--- Start Records to use ---

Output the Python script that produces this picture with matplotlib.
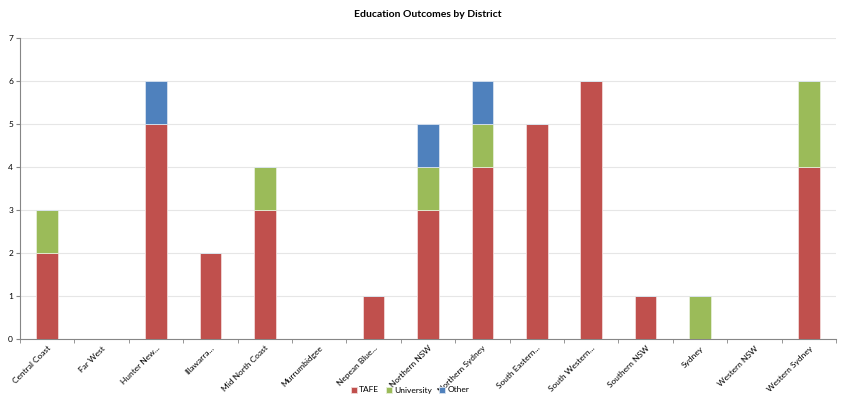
import matplotlib
matplotlib.use("Agg")
import matplotlib.pyplot as plt
import numpy as np

plt.rcParams['font.family'] = ['Lato', 'DejaVu Sans']

districts = ['Central Coast', 'Far West', 'Hunter New...', 'Illawarra...', 'Mid North Coast',
             'Murrumbidgee', 'Nepean Blue...', 'Northern NSW', 'Northern Sydney',
             'South Eastern...', 'South Western...', 'Southern NSW', 'Sydney',
             'Western NSW', 'Western Sydney']
tafe = [2, 0, 5, 2, 3, 0, 1, 3, 4, 5, 6, 1, 0, 0, 4]
university = [1, 0, 0, 0, 1, 0, 0, 1, 1, 0, 0, 0, 1, 0, 2]
other = [0, 0, 1, 0, 0, 0, 0, 1, 1, 0, 0, 0, 0, 0, 0]

colors = {'TAFE': '#C0504D', 'University': '#9BBB59', 'Other': '#4F81BD'}

fig = plt.figure(figsize=(8.45, 4.01), dpi=100)
ax = fig.add_axes([20 / 845, 1 - 339 / 401, 816 / 845, 301 / 401])

x = np.arange(len(districts))
tafe_a = np.array(tafe)
uni_a = np.array(university)
oth_a = np.array(other)
w = 0.4
# light edge to mimic the soft bar borders of the original
ax.bar(x, tafe_a, w, color=colors['TAFE'], label='TAFE', zorder=3,
       edgecolor='#f2d9d8', linewidth=0.6)
ax.bar(x, uni_a, w, bottom=tafe_a, color=colors['University'], label='University', zorder=3,
       edgecolor='#e6eed8', linewidth=0.6)
ax.bar(x, oth_a, w, bottom=tafe_a + uni_a, color=colors['Other'], label='Other', zorder=3,
       edgecolor='#d8e2ef', linewidth=0.6)

ax.set_xlim(-0.5, len(districts) - 0.5)
ax.set_ylim(0, 7)
ax.set_yticks(range(8))
ax.grid(axis='y', color='#e6e6e6', linewidth=0.8, zorder=0)
ax.tick_params(axis='y', labelsize=6, length=3, color='#868686', pad=2)

ax.set_xticks(x)
ax.set_xticklabels(districts, rotation=45, ha='right', rotation_mode='anchor', fontsize=6)
ax.set_xticks(np.arange(-0.5, len(districts)), minor=True)
ax.tick_params(axis='x', which='major', length=0, pad=4)
ax.tick_params(axis='x', which='minor', length=3, color='#868686')

for s in ['top', 'right']:
    ax.spines[s].set_visible(False)
for s in ['left', 'bottom']:
    ax.spines[s].set_color('#868686')
    ax.spines[s].set_linewidth(0.8)

ax.set_title('Education Outcomes by District', fontsize=7.5, fontweight='bold', pad=15)

fig.legend(loc='center', bbox_to_anchor=(410 / 845, 1 - 390 / 401), ncol=3, fontsize=6,
           frameon=False, handlelength=0.7, handleheight=0.7, handletextpad=0.3,
           columnspacing=0.8)

fig.savefig('out.png', dpi=100)
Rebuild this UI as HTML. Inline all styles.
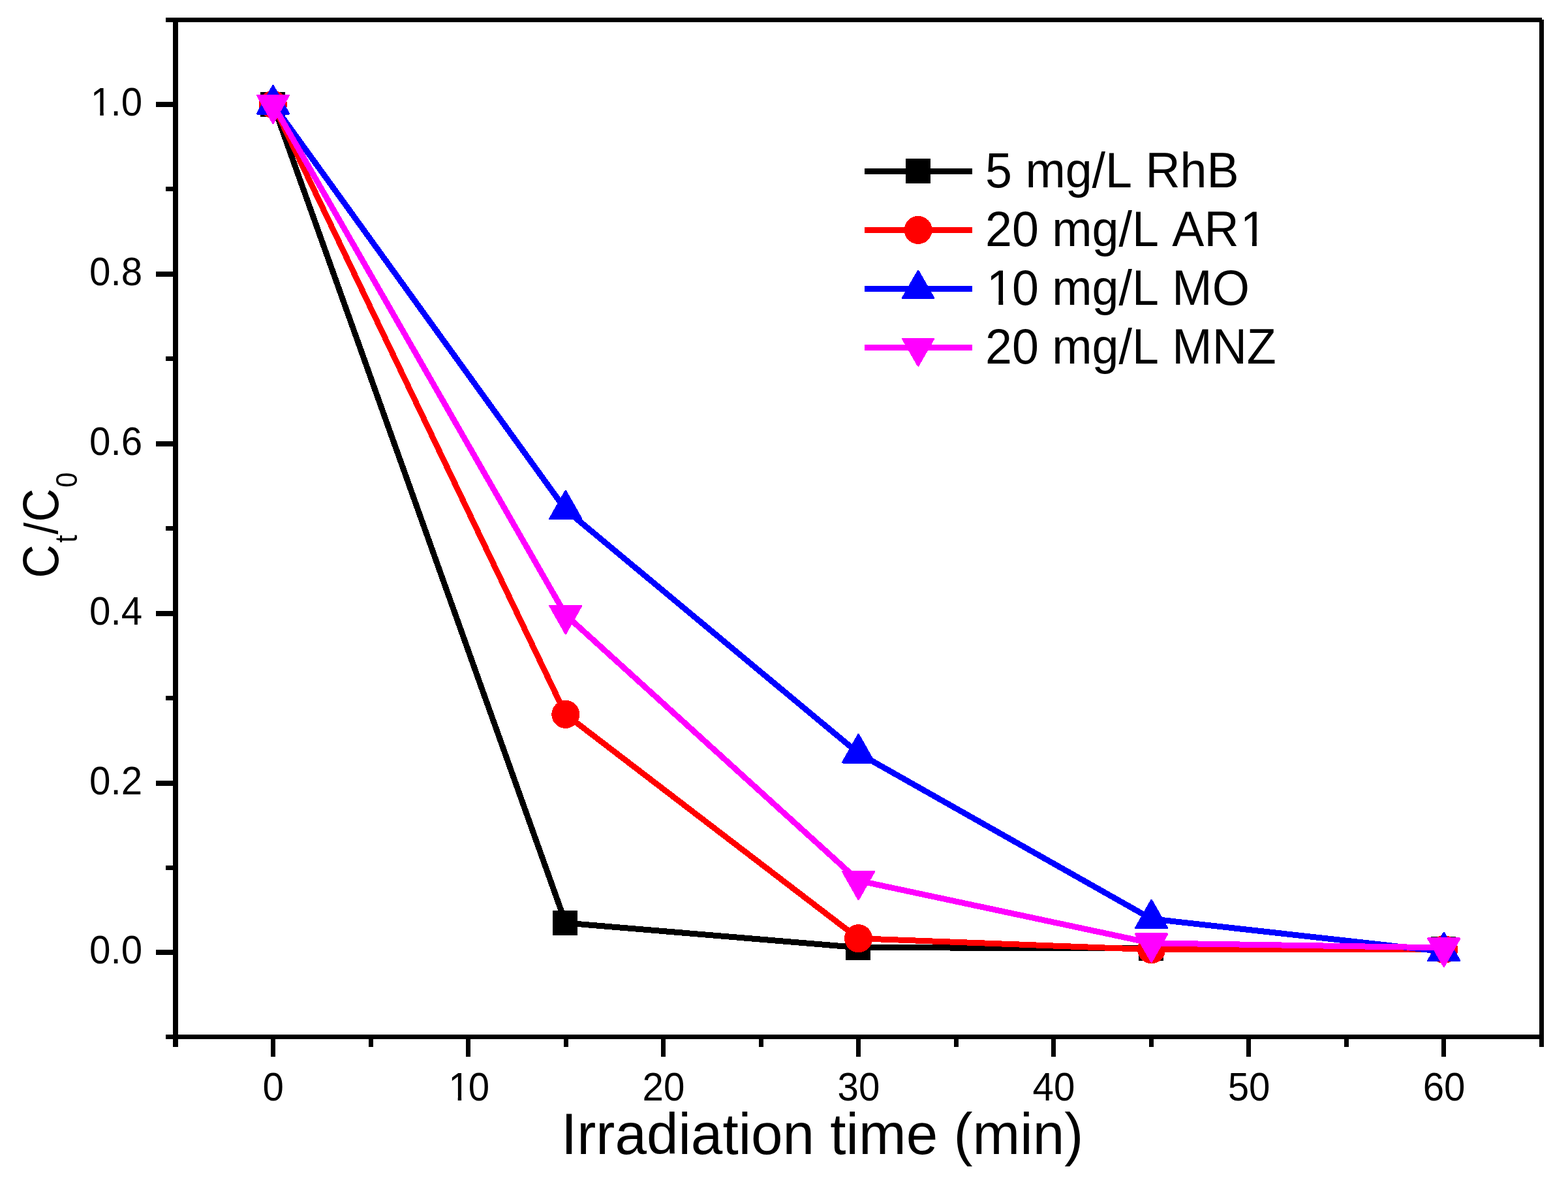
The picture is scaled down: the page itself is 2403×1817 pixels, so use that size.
<!DOCTYPE html>
<html lang="en"><head><meta charset="utf-8"><title>Ct/C0 vs Irradiation time</title>
<style>html,body{margin:0;padding:0;background:#fff;}body{width:2403px;height:1817px;overflow:hidden;}svg{display:block;}text{font-family:"Liberation Sans", sans-serif;fill:#000;font-kerning:none;white-space:pre;}</style>
</head><body>
<svg width="2403" height="1817" viewBox="0 0 2403 1817">
<rect x="0" y="0" width="2403" height="1817" fill="#ffffff"/>
<g id="plot" shape-rendering="crispEdges">
<polyline points="418.5,160.0 866.8,1414.0 1315.6,1451.7 1764.6,1452.7 2212.8,1454.0" fill="none" stroke="#000000" stroke-width="9" stroke-linejoin="round"/>
<rect x="399.0" y="141.0" width="38" height="38" fill="#000000"/>
<rect x="847.3" y="1395.0" width="38" height="38" fill="#000000"/>
<rect x="1296.1" y="1432.7" width="38" height="38" fill="#000000"/>
<rect x="1745.1" y="1433.7" width="38" height="38" fill="#000000"/>
<rect x="2193.3" y="1435.0" width="38" height="38" fill="#000000"/>
<polyline points="418.5,160.0 866.8,1094.4 1315.6,1437.7 1764.6,1454.7 2212.8,1454.5" fill="none" stroke="#ff0000" stroke-width="9" stroke-linejoin="round"/>
<circle cx="418.5" cy="160.0" r="21.5" fill="#ff0000"/>
<circle cx="866.8" cy="1094.4" r="21.5" fill="#ff0000"/>
<circle cx="1315.6" cy="1437.7" r="21.5" fill="#ff0000"/>
<circle cx="1764.6" cy="1454.7" r="21.5" fill="#ff0000"/>
<circle cx="2212.8" cy="1454.5" r="21.5" fill="#ff0000"/>
<polyline points="418.5,160.0 866.8,780.8 1315.6,1154.0 1764.6,1407.8 2212.8,1457.9" fill="none" stroke="#0000ff" stroke-width="9" stroke-linejoin="round"/>
<polygon points="418.5,131.5 442.6,174.0 394.4,174.0" fill="#0000ff" stroke="#0000ff" stroke-width="3" stroke-linejoin="round"/>
<polygon points="866.8,752.3 890.9,794.8 842.7,794.8" fill="#0000ff" stroke="#0000ff" stroke-width="3" stroke-linejoin="round"/>
<polygon points="1315.6,1125.5 1339.7,1168.0 1291.5,1168.0" fill="#0000ff" stroke="#0000ff" stroke-width="3" stroke-linejoin="round"/>
<polygon points="1764.6,1379.3 1788.7,1421.8 1740.5,1421.8" fill="#0000ff" stroke="#0000ff" stroke-width="3" stroke-linejoin="round"/>
<polygon points="2212.8,1429.4 2236.9,1471.9 2188.7,1471.9" fill="#0000ff" stroke="#0000ff" stroke-width="3" stroke-linejoin="round"/>
<polyline points="418.5,160.0 866.8,942.0 1315.6,1349.2 1764.6,1444.9 2212.8,1451.9" fill="none" stroke="#ff00ff" stroke-width="9" stroke-linejoin="round"/>
<polygon points="394.4,146.0 442.6,146.0 418.5,188.5" fill="#ff00ff" stroke="#ff00ff" stroke-width="3" stroke-linejoin="round"/>
<polygon points="842.7,928.0 890.9,928.0 866.8,970.5" fill="#ff00ff" stroke="#ff00ff" stroke-width="3" stroke-linejoin="round"/>
<polygon points="1291.5,1335.2 1339.7,1335.2 1315.6,1377.7" fill="#ff00ff" stroke="#ff00ff" stroke-width="3" stroke-linejoin="round"/>
<polygon points="1740.5,1430.9 1788.7,1430.9 1764.6,1473.4" fill="#ff00ff" stroke="#ff00ff" stroke-width="3" stroke-linejoin="round"/>
<polygon points="2188.7,1437.9 2236.9,1437.9 2212.8,1480.4" fill="#ff00ff" stroke="#ff00ff" stroke-width="3" stroke-linejoin="round"/>
</g>
<g id="axes" fill="#000" shape-rendering="crispEdges">
<rect x="265" y="27" width="8" height="1577"/>
<rect x="254" y="1585" width="2112" height="7"/>
<rect x="254" y="27" width="2109" height="7"/>
<rect x="2359" y="30" width="7" height="1574"/>
<rect x="239" y="1455" width="27" height="8"/>
<rect x="254" y="1326" width="12" height="7"/>
<rect x="239" y="1196" width="27" height="8"/>
<rect x="254" y="1066" width="12" height="7"/>
<rect x="239" y="936" width="27" height="8"/>
<rect x="254" y="806" width="12" height="7"/>
<rect x="239" y="676" width="27" height="8"/>
<rect x="254" y="546" width="12" height="7"/>
<rect x="239" y="416" width="27" height="8"/>
<rect x="254" y="286" width="12" height="7"/>
<rect x="239" y="156" width="27" height="8"/>
<rect x="415" y="1590" width="7" height="29"/>
<rect x="565" y="1590" width="7" height="14"/>
<rect x="714" y="1590" width="7" height="29"/>
<rect x="864" y="1590" width="7" height="14"/>
<rect x="1013" y="1590" width="7" height="29"/>
<rect x="1163" y="1590" width="7" height="14"/>
<rect x="1312" y="1590" width="7" height="29"/>
<rect x="1462" y="1590" width="7" height="14"/>
<rect x="1611" y="1590" width="7" height="29"/>
<rect x="1761" y="1590" width="7" height="14"/>
<rect x="1910" y="1590" width="7" height="29"/>
<rect x="2060" y="1590" width="7" height="14"/>
<rect x="2209" y="1590" width="7" height="29"/>
</g>
<g id="yticklabels">
<text transform="translate(137.06,1476.30) scale(0.5830,0.6034)" font-size="100">0.0</text>
<text transform="translate(137.06,1216.50) scale(0.5830,0.6034)" font-size="100">0.2</text>
<text transform="translate(137.06,956.70) scale(0.5830,0.6034)" font-size="100">0.4</text>
<text transform="translate(137.06,696.90) scale(0.5830,0.6034)" font-size="100">0.6</text>
<text transform="translate(137.06,437.10) scale(0.5830,0.6034)" font-size="100">0.8</text>
<clipPath id="k1"><rect x="-10" y="-110" width="159.0" height="100.4"/><rect x="-10.0" y="-10.6" width="18.5" height="50"/><rect x="27.9" y="-10.6" width="9.3" height="11.2"/><rect x="56.0" y="-10.6" width="93.0" height="50"/></clipPath>
<text transform="translate(137.06,177.30) scale(0.5830,0.6034)" font-size="100" clip-path="url(#k1)"><tspan dx="3.0">1</tspan><tspan dx="-3.0">.0</tspan></text>
</g>
<g id="xticklabels">
<text transform="translate(402.59,1685.80) scale(0.5830,0.6034)" font-size="100">0</text>
<clipPath id="k2"><rect x="-10" y="-110" width="131.2" height="100.4"/><rect x="-10.0" y="-10.6" width="18.5" height="50"/><rect x="27.9" y="-10.6" width="9.3" height="11.2"/><rect x="56.0" y="-10.6" width="65.2" height="50"/></clipPath>
<text transform="translate(685.43,1685.80) scale(0.5830,0.6034)" font-size="100" clip-path="url(#k2)"><tspan dx="3.0">1</tspan><tspan dx="-3.0">0</tspan></text>
<text transform="translate(984.48,1685.80) scale(0.5830,0.6034)" font-size="100">20</text>
<text transform="translate(1283.53,1685.80) scale(0.5830,0.6034)" font-size="100">30</text>
<text transform="translate(1582.58,1685.80) scale(0.5830,0.6034)" font-size="100">40</text>
<text transform="translate(1881.63,1685.80) scale(0.5830,0.6034)" font-size="100">50</text>
<text transform="translate(2180.68,1685.80) scale(0.5830,0.6034)" font-size="100">60</text>
</g>
<g id="xtitle">
<text transform="translate(860.00,1767.80) scale(0.8730,0.8861)" font-size="100">Irradiation time (min)</text>
</g>
<g id="ytitle" transform="translate(89.1,885.5) rotate(-90) scale(0.943,1.036)">
<text font-size="75"><tspan x="0" y="0">C</tspan><tspan x="57.3" y="27.5" font-size="45.8">t</tspan><tspan x="70.9" y="0.3" font-size="69.9">/</tspan><tspan x="91.1" y="0">C</tspan><tspan x="147.2" y="27.5" font-size="43.9">0</tspan></text>
</g>
<g id="legend">
<g shape-rendering="crispEdges"><rect x="1325" y="258.0" width="165" height="9" fill="#000000"/>
<rect x="1387.6" y="243.4" width="38" height="38" fill="#000000"/></g>
<text transform="translate(1510.00,287.00) scale(0.7360,0.7654)" font-size="100">5 mg/L RhB</text>
<g shape-rendering="crispEdges"><rect x="1325" y="348.0" width="165" height="9" fill="#ff0000"/>
<circle cx="1407.1" cy="352.4" r="21.5" fill="#ff0000"/></g>
<clipPath id="k3"><rect x="-10" y="-110" width="603.6" height="100.4"/><rect x="-10.0" y="-10.6" width="546.3" height="50"/><rect x="555.7" y="-10.6" width="9.3" height="11.2"/><rect x="583.8" y="-10.6" width="9.8" height="50"/></clipPath>
<text transform="translate(1510.00,376.90) scale(0.7360,0.7654)" font-size="100" clip-path="url(#k3)">20 mg/L AR<tspan dx="2.8">1</tspan></text>
<g shape-rendering="crispEdges"><rect x="1325" y="438.0" width="165" height="9" fill="#0000ff"/>
<polygon points="1407.1,415.3 1430.7,456.4 1383.5,456.4" fill="#0000ff" stroke="#0000ff" stroke-width="3" stroke-linejoin="round"/></g>
<clipPath id="k4"><rect x="-10" y="-110" width="570.2" height="100.4"/><rect x="-10.0" y="-10.6" width="18.3" height="50"/><rect x="27.7" y="-10.6" width="9.3" height="11.2"/><rect x="55.8" y="-10.6" width="504.4" height="50"/></clipPath>
<text transform="translate(1510.00,466.90) scale(0.7360,0.7654)" font-size="100" clip-path="url(#k4)"><tspan dx="2.8">1</tspan><tspan dx="-2.8">0 mg/L MO</tspan></text>
<g shape-rendering="crispEdges"><rect x="1325" y="528.0" width="165" height="9" fill="#ff00ff"/>
<polygon points="1383.5,519.0 1430.7,519.0 1407.1,560.1" fill="#ff00ff" stroke="#ff00ff" stroke-width="3" stroke-linejoin="round"/></g>
<text transform="translate(1510.00,556.80) scale(0.7360,0.7654)" font-size="100">20 mg/L MNZ</text>
</g>
</svg></body></html>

--- End Records to use ---

Transcribe the opening line of the listing above, please, and every line after it through the line with "plt.rcParams['font.family'] = ['Lato', 'DejaVu", word for word, without pictures.

*Response below:*
Output the Python script that produces this picture with matplotlib.
import matplotlib
matplotlib.use("Agg")
import matplotlib.pyplot as plt
import numpy as np

plt.rcParams['font.family'] = ['Lato', 'DejaVu Sans']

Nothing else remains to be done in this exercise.